The 19th and 20th centuries saw the literate industrial nations fluctuate between centralised production and deregulated laissez-faire, between big and small government. The propertied classes (those who own land, money, tools, patents and copy rights) rely on governments for the security of their interests at home and abroad, and for the education and health of their work force. Security is a priority, as militarism is at the heart of the system. Education and health are more optional, as too much of both threatens the class divide. However, the experience of total war during WW2 modified the balance. Mobilising and uniting the nation for a war brings demagogues to the fore, and gives them unusual powers. Total war nurtures absolute power. To conscript the nation, the leader must convince the people that their divisions no longer exist, that they are as one in the face of adversity, and that he constitutes their unity. This discourse reached its optimal signification with the standardisation of Government Issues.

At the end of the Second World War an egalitarian spirit pervaded the victorious nations. It was the equality of campaigning armies where all ranks have similar living conditions, and of the shared austerity that war imposes on civilians. This sentiment was distracted from matters of representation and wealth distribution by the welfare state. The social hierarchy of power and income mirrored the military, but even the humblest conscript was fed, dressed, housed and kept healthy. His acceptance of discipline was linked to these provisions, and so it would be when he returned to civilian life, bread, circus games and conformity. During the 20th century, successive hot and cold wars favoured the Roman model of a permanently mobilised nation, with governments redistributing incomes to the needy and leaving property in the hands of a few. A model built around a professional army and predestined to universal empire, eschatology, decline and fall.

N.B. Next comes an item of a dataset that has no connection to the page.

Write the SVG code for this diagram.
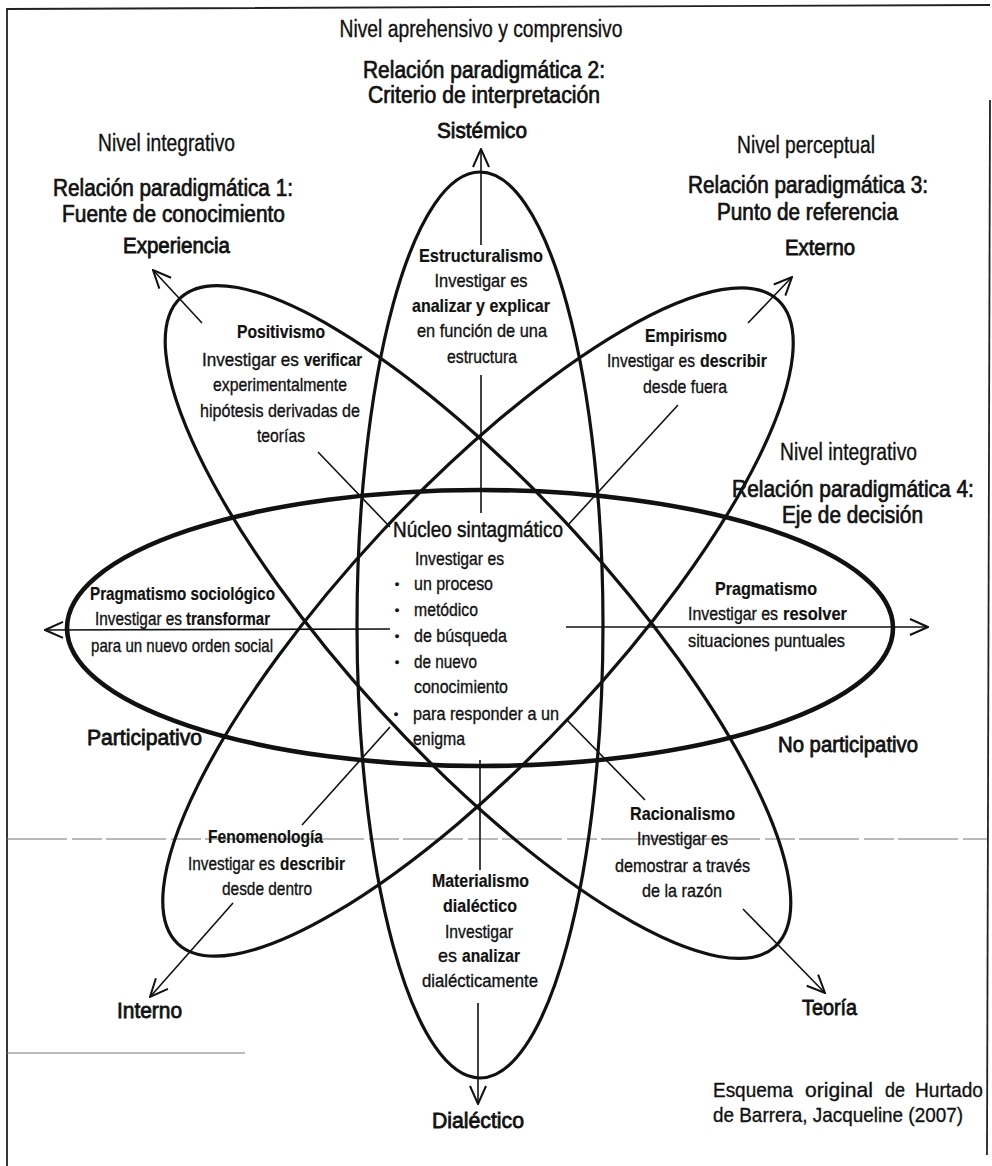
<svg xmlns="http://www.w3.org/2000/svg" width="992" height="1166" viewBox="0 0 992 1166">
<defs>
<style>
text{font-family:"Liberation Sans",Arial,sans-serif;fill:#111;stroke:#111;stroke-width:0.35px;}
.h{font-size:23px;text-anchor:middle;}
.r{font-size:23px;text-anchor:middle;stroke-width:0.7px;}
.p{font-size:22px;text-anchor:middle;stroke-width:0.8px;}
.t{font-size:19px;font-weight:bold;text-anchor:middle;stroke-width:0.2px;}
.b{font-size:19px;text-anchor:middle;}
.bl{font-size:19px;}
.kl{font-size:19px;font-weight:bold;stroke-width:0.2px;}
.bu{font-size:13px;text-anchor:middle;}
.k{font-weight:bold;stroke-width:0.2px;}
.ell{fill:none;stroke:#111;stroke-width:3.2;}
.ellh{fill:none;stroke:#111;stroke-width:4.6;}
.ln{stroke:#111;stroke-width:1.6;fill:none;}
.arrow{stroke:#111;stroke-width:1.6;fill:none;marker-end:url(#arr);}
.frame{stroke:#222;stroke-width:1.8;fill:none;}
.scan{stroke:#777;stroke-width:1;fill:none;}
</style>
<marker id="arr" viewBox="0 0 20 20" refX="19" refY="10" markerWidth="20" markerHeight="20" markerUnits="userSpaceOnUse" orient="auto">
<path d="M1,2 L19,10 L1,18" fill="none" stroke="#111" stroke-width="2"/>
</marker>
</defs>
<rect width="992" height="1166" fill="#fff"/>

<g id="frame">
<path class="frame" d="M7,1166 L7,9 L990,5"/>
<path class="frame" d="M990,100 L987,1155"/>
<path class="scan" d="M7,839 L987,839" stroke-dasharray="60 5 30 4"/>
<path class="scan" d="M7,1053 L245,1053"/>
</g>

<g id="ellipses">
<ellipse class="ell" cx="480" cy="625" rx="123" ry="453"/>
<ellipse class="ell" cx="478" cy="622" rx="440" ry="132" transform="rotate(47.5 478 622)"/>
<ellipse class="ell" cx="478" cy="622" rx="440" ry="132" transform="rotate(-47 478 622)"/>
<ellipse class="ellh" cx="480" cy="628" rx="413" ry="138"/>
</g>

<g id="connectors">
<line class="arrow" x1="481" y1="245" x2="481" y2="149"/>
<line class="arrow" x1="478" y1="1003" x2="478" y2="1104"/>
<line class="arrow" x1="390" y1="629" x2="45" y2="630"/>
<line class="arrow" x1="566" y1="627" x2="928" y2="627"/>
<line class="arrow" x1="202" y1="323" x2="153" y2="270"/>
<line class="arrow" x1="748" y1="323" x2="792" y2="277"/>
<line class="arrow" x1="233" y1="903" x2="150" y2="997"/>
<line class="arrow" x1="743" y1="909" x2="825" y2="993"/>
<line class="ln" x1="481" y1="375" x2="481" y2="513"/>
<line class="ln" x1="480" y1="760" x2="480" y2="870"/>
<line class="ln" x1="318" y1="452" x2="390" y2="527"/>
<line class="ln" x1="678" y1="405" x2="568" y2="525"/>
<line class="ln" x1="302" y1="825" x2="390" y2="727"/>
<line class="ln" x1="567" y1="720" x2="645" y2="800"/>
</g>

<g id="top-labels">
<text class="h" x="481" y="37" textLength="283" lengthAdjust="spacingAndGlyphs">Nivel aprehensivo y comprensivo</text>
<text class="r" x="484" y="78" textLength="242" lengthAdjust="spacingAndGlyphs">Relación paradigmática 2:</text>
<text class="r" x="484" y="103" textLength="232" lengthAdjust="spacingAndGlyphs">Criterio de interpretación</text>
<text class="p" x="482" y="138" textLength="90" lengthAdjust="spacingAndGlyphs">Sistémico</text>
</g>

<g id="left-top-labels">
<text class="h" x="166.5" y="151" textLength="137" lengthAdjust="spacingAndGlyphs">Nivel integrativo</text>
<text class="r" x="173" y="196" textLength="240" lengthAdjust="spacingAndGlyphs">Relación paradigmática 1:</text>
<text class="r" x="173.5" y="222" textLength="223" lengthAdjust="spacingAndGlyphs">Fuente de conocimiento</text>
<text class="p" x="176.5" y="253" textLength="107" lengthAdjust="spacingAndGlyphs">Experiencia</text>
</g>

<g id="right-top-labels">
<text class="h" x="806" y="153" textLength="138" lengthAdjust="spacingAndGlyphs">Nivel perceptual</text>
<text class="r" x="808" y="193" textLength="240" lengthAdjust="spacingAndGlyphs">Relación paradigmática 3:</text>
<text class="r" x="807.5" y="220" textLength="181" lengthAdjust="spacingAndGlyphs">Punto de referencia</text>
<text class="p" x="820" y="255" textLength="70" lengthAdjust="spacingAndGlyphs">Externo</text>
</g>

<g id="right-mid-labels">
<text class="h" x="848.5" y="460" textLength="137" lengthAdjust="spacingAndGlyphs">Nivel integrativo</text>
<text class="r" transform="translate(853 497) scale(0.91 1)" x="0" y="0">Relación paradigmática 4:</text>
<text class="r" x="852.5" y="523" textLength="141" lengthAdjust="spacingAndGlyphs">Eje de decisión</text>
</g>

<g id="pole-labels">
<text class="p" x="144.5" y="745" textLength="115" lengthAdjust="spacingAndGlyphs">Participativo</text>
<text class="p" x="848" y="752" textLength="140" lengthAdjust="spacingAndGlyphs">No participativo</text>
<text class="p" x="149.5" y="1018" textLength="65" lengthAdjust="spacingAndGlyphs">Interno</text>
<text class="p" x="829.5" y="1015" textLength="55" lengthAdjust="spacingAndGlyphs">Teoría</text>
<text class="p" x="478" y="1128" textLength="92" lengthAdjust="spacingAndGlyphs">Dialéctico</text>
</g>

<g id="node-estructuralismo">
<text class="t" x="481" y="262" textLength="124" lengthAdjust="spacingAndGlyphs">Estructuralismo</text>
<text class="b" x="481" y="287" textLength="93" lengthAdjust="spacingAndGlyphs">Investigar es</text>
<text class="b k" x="481" y="312" textLength="138" lengthAdjust="spacingAndGlyphs">analizar y explicar</text>
<text class="b" x="482" y="337" textLength="130" lengthAdjust="spacingAndGlyphs">en función de una</text>
<text class="b" x="482" y="363" textLength="70" lengthAdjust="spacingAndGlyphs">estructura</text>
</g>

<g id="node-positivismo">
<text class="t" x="281" y="338" textLength="88" lengthAdjust="spacingAndGlyphs">Positivismo</text>
<text class="bl" transform="translate(202 366) scale(0.9 1)">Investigar es</text>
<text class="kl" transform="translate(304 366) scale(0.785 1)">verificar</text>
<text class="b" x="280" y="391" textLength="134" lengthAdjust="spacingAndGlyphs">experimentalmente</text>
<text class="b" x="280" y="417" textLength="160" lengthAdjust="spacingAndGlyphs">hipótesis derivadas de</text>
<text class="b" x="281" y="442" textLength="48" lengthAdjust="spacingAndGlyphs">teorías</text>
</g>

<g id="node-empirismo">
<text class="t" x="686" y="342" textLength="82" lengthAdjust="spacingAndGlyphs">Empirismo</text>
<text class="bl" transform="translate(607 367) scale(0.817 1)">Investigar es</text>
<text class="kl" transform="translate(700 367) scale(0.834 1)">describir</text>
<text class="b" x="685" y="393" textLength="84" lengthAdjust="spacingAndGlyphs">desde fuera</text>
</g>

<g id="node-pragmatismo-sociologico">
<text class="t" x="182.5" y="600" textLength="185" lengthAdjust="spacingAndGlyphs">Pragmatismo sociológico</text>
<text class="bl" transform="translate(95 625) scale(0.808 1)">Investigar es</text>
<text class="kl" transform="translate(186 625) scale(0.788 1)">transformar</text>
<text class="b" x="182" y="652" textLength="182" lengthAdjust="spacingAndGlyphs">para un nuevo orden social</text>
</g>

<g id="node-pragmatismo">
<text class="t" x="766" y="595" textLength="102" lengthAdjust="spacingAndGlyphs">Pragmatismo</text>
<text class="bl" transform="translate(688 620) scale(0.836 1)">Investigar es</text>
<text class="kl" transform="translate(783 620) scale(0.866 1)">resolver</text>
<text class="b" x="766.5" y="647" textLength="157" lengthAdjust="spacingAndGlyphs">situaciones puntuales</text>
</g>

<g id="node-nucleo">
<text class="h" x="478" y="537" textLength="170" lengthAdjust="spacingAndGlyphs" style="font-size:22px;stroke-width:0.5px">Núcleo sintagmático</text>
<text class="bl" x="415" y="565" textLength="89" lengthAdjust="spacingAndGlyphs">Investigar es</text>
<text class="bu" x="397" y="589">•</text>
<text class="bl" x="414" y="590" textLength="79" lengthAdjust="spacingAndGlyphs">un proceso</text>
<text class="bu" x="397" y="615">•</text>
<text class="bl" x="414" y="616" textLength="64" lengthAdjust="spacingAndGlyphs">metódico</text>
<text class="bu" x="397" y="641">•</text>
<text class="bl" x="414" y="642" textLength="93" lengthAdjust="spacingAndGlyphs">de búsqueda</text>
<text class="bu" x="397" y="667">•</text>
<text class="bl" x="414" y="668" textLength="63" lengthAdjust="spacingAndGlyphs">de nuevo</text>
<text class="bl" x="414" y="693" textLength="94" lengthAdjust="spacingAndGlyphs">conocimiento</text>
<text class="bu" x="396" y="719">•</text>
<text class="bl" x="413" y="720" textLength="146" lengthAdjust="spacingAndGlyphs">para responder a un</text>
<text class="bl" x="413" y="745" textLength="52" lengthAdjust="spacingAndGlyphs">enigma</text>
</g>

<g id="node-fenomenologia">
<text class="t" x="265.5" y="843" textLength="115" lengthAdjust="spacingAndGlyphs">Fenomenología</text>
<text class="bl" transform="translate(188 870) scale(0.808 1)">Investigar es</text>
<text class="kl" transform="translate(280 870) scale(0.809 1)">describir</text>
<text class="b" x="267" y="895" textLength="90" lengthAdjust="spacingAndGlyphs">desde dentro</text>
</g>

<g id="node-racionalismo">
<text class="t" x="682.5" y="820" textLength="105" lengthAdjust="spacingAndGlyphs">Racionalismo</text>
<text class="b" x="682.5" y="845" textLength="91" lengthAdjust="spacingAndGlyphs">Investigar es</text>
<text class="b" x="682.5" y="872" textLength="135" lengthAdjust="spacingAndGlyphs">demostrar a través</text>
<text class="b" x="682" y="897" textLength="80" lengthAdjust="spacingAndGlyphs">de la razón</text>
</g>

<g id="node-materialismo">
<text class="t" x="480.5" y="887" textLength="97" lengthAdjust="spacingAndGlyphs">Materialismo</text>
<text class="t" x="480" y="912" textLength="74" lengthAdjust="spacingAndGlyphs">dialéctico</text>
<text class="b" x="479" y="938" textLength="68" lengthAdjust="spacingAndGlyphs">Investigar</text>
<text class="bl" transform="translate(438 962) scale(0.945 1)">es</text>
<text class="kl" transform="translate(462 962) scale(0.819 1)">analizar</text>
<text class="b" x="480" y="987" textLength="116" lengthAdjust="spacingAndGlyphs">dialécticamente</text>
</g>

<g id="credit">
<text style="font-size:21px"><tspan x="713" y="1097" textLength="80" lengthAdjust="spacingAndGlyphs">Esquema</tspan><tspan x="805" y="1097" textLength="68" lengthAdjust="spacingAndGlyphs">original</tspan><tspan x="885" y="1097" textLength="20" lengthAdjust="spacingAndGlyphs">de</tspan><tspan x="915" y="1097" textLength="68" lengthAdjust="spacingAndGlyphs">Hurtado</tspan></text>
<text style="font-size:21px" x="713" y="1122" textLength="250" lengthAdjust="spacingAndGlyphs">de Barrera, Jacqueline (2007)</text>
</g>
</svg>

Twice, history has preferred a commonwealth held by a few, and has disconnected property and citizenship to avoid any real representation of the many. Twice, the military-industrial complex has prevailed, whereas the Athenian experiment in the distribution of property and political influence has always been interrupted by bellicose neighbours who did not share these egalitarian aspirations. The wars that followed imposed militarization and, whatever the outcome, the Roman model was victorious. The sword is mightier than the pen, when property is concerned. The ideal of equality concerning incomes and decision making persists however, as a humanistic utopia and, occasionally and briefly, as an alternative to the ferocious competition of market economics, party politics and national warmongering. But, beyond an intimate circle, empathy and sharing are not spontaneous sentiments, least of all among the few who have the most. And the moment of generosity – usually a youthful middle-class movement – is short and inconsequential.

Athenian democracy used the redistribution of land to increase the number of its citizens, and to reduce the dominion of the Eupatrid aristocracy, a positive discrimination that laid the bases of meritocracy. The Roman republic did not follow the same course. The Plebeian class remained dependant on patronage and public hand-outs, so that the only social ladder was the army. This led inevitably to military dictatorship and empire. The class divide can be reduced by a redistribution of property, creating a level playing field where individual merit determines social status. When it is not reduced, social tensions lead to conflict, to civil and colonial wars, and to a vast security industry, which seems the dominant trend. The republic resolves conflict by force, democracy relies on the word’s power of conviction, Robocop vs. debate and argument. The urgency of perpetual war favours the first, an open network of communications favours the second. But the distribution of wealth is really what is at stake. Will demagogues take the power to redistribute property, or will emperors be the toys of the security complex?